Giant Manufacturing Co (巨大機械), one of Taiwan’s leading bicycle makers, reported on Friday a slight improvement in its earnings for the first half of this year amid weakness in the global economy.
In the first six months of this year, Giant posted NT$1.43 billion (US$47.67 million) in net profit, up 0.6 percent from a year earlier, while its earnings per share during the same period stood at NT$3.82, compared with NT$3.8 recorded a year ago.
Giant’s consolidated sales for the six months totaled NT$26.13 billion, up 14.4 percent from a year earlier, while the bike maker registered NT$2.02 billion in pretax profit, up 0.9 percent year-on-year.
In the second quarter alone, the bike maker posted NT$2.04 in earnings per share, up from NT$1.78 recorded in the first quarter.
Giant said it sold 3.61 million bikes in the first half of this year, up 32 percent from a year earlier, adding while its electric bike production lines failed to meet expectations in sales, other facilities enjoyed growth in sales.
In terms of regional sales, the company said its European operations were affected by slowing demand due to the lingering debt problems in the eurozone, while a weakening euro also imposed an impact on its sales in the region.

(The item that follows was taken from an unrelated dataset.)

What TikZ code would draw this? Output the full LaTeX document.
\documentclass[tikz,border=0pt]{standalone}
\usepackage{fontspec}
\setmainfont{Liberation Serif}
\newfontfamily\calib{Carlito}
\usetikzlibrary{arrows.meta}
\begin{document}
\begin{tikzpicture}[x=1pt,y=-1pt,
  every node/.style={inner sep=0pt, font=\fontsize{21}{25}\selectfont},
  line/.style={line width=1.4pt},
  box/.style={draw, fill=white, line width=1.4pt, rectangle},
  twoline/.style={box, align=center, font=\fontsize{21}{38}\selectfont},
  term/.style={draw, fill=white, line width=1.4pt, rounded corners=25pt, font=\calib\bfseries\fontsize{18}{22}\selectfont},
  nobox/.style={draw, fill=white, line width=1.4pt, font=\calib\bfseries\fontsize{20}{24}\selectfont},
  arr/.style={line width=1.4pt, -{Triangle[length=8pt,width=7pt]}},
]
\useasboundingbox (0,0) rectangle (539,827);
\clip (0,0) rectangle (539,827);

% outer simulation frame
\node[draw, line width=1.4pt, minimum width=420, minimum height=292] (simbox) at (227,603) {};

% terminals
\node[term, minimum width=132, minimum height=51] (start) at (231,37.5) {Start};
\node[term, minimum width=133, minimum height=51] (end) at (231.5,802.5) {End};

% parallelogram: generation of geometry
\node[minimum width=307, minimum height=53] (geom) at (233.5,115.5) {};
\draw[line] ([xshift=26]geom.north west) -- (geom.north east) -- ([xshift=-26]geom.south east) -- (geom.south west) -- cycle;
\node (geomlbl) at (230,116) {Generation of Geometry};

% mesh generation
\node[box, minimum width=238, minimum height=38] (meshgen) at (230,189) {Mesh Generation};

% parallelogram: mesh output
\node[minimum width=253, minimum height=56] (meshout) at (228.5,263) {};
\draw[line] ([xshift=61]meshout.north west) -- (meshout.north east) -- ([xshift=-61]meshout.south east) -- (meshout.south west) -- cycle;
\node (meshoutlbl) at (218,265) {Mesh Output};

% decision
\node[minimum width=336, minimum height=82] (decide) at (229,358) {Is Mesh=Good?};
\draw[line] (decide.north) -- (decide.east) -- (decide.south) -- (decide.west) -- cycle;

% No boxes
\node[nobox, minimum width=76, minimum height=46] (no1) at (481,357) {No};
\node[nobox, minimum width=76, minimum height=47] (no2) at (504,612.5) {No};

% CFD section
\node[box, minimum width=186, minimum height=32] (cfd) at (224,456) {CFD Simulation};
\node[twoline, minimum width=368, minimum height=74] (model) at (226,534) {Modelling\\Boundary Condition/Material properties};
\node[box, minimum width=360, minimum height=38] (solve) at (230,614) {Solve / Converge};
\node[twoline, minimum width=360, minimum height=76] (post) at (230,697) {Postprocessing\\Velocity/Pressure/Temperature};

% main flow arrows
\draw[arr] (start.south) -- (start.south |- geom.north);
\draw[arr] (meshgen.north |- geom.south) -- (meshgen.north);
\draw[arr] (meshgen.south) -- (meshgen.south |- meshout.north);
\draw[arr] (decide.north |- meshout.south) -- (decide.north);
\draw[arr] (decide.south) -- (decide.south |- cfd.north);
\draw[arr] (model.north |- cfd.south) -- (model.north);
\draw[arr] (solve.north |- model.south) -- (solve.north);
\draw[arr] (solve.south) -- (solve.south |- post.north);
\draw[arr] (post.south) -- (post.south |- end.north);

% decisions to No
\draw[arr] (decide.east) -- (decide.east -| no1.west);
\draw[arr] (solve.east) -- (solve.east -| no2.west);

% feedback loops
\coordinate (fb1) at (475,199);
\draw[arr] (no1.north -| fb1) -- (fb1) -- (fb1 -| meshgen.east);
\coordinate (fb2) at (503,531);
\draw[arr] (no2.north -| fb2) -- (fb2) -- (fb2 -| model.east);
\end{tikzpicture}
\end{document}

Last year, Europe served as the largest buyer of Giant’s products, accounting for 27 percent of the company’s total sales, ahead of China with 26 percent, the US with 23 percent, Japan with 10 percent and Taiwan with 4 percent.
Giant said its operations in China and the US scored the highest sales in the six-month period. China, the world’s second-largest economy, boasts a rising consumer base, which has paved the path for growing demand for bicycles for leisure purposes.
Giant has facilities in several Chinese cities, such as Chengdu and Kunshan. The company said its new plant in Kunshan, which started operations in the third quarter of last year, broke even in May and became profitable in June and last month due to expansion in production capacity.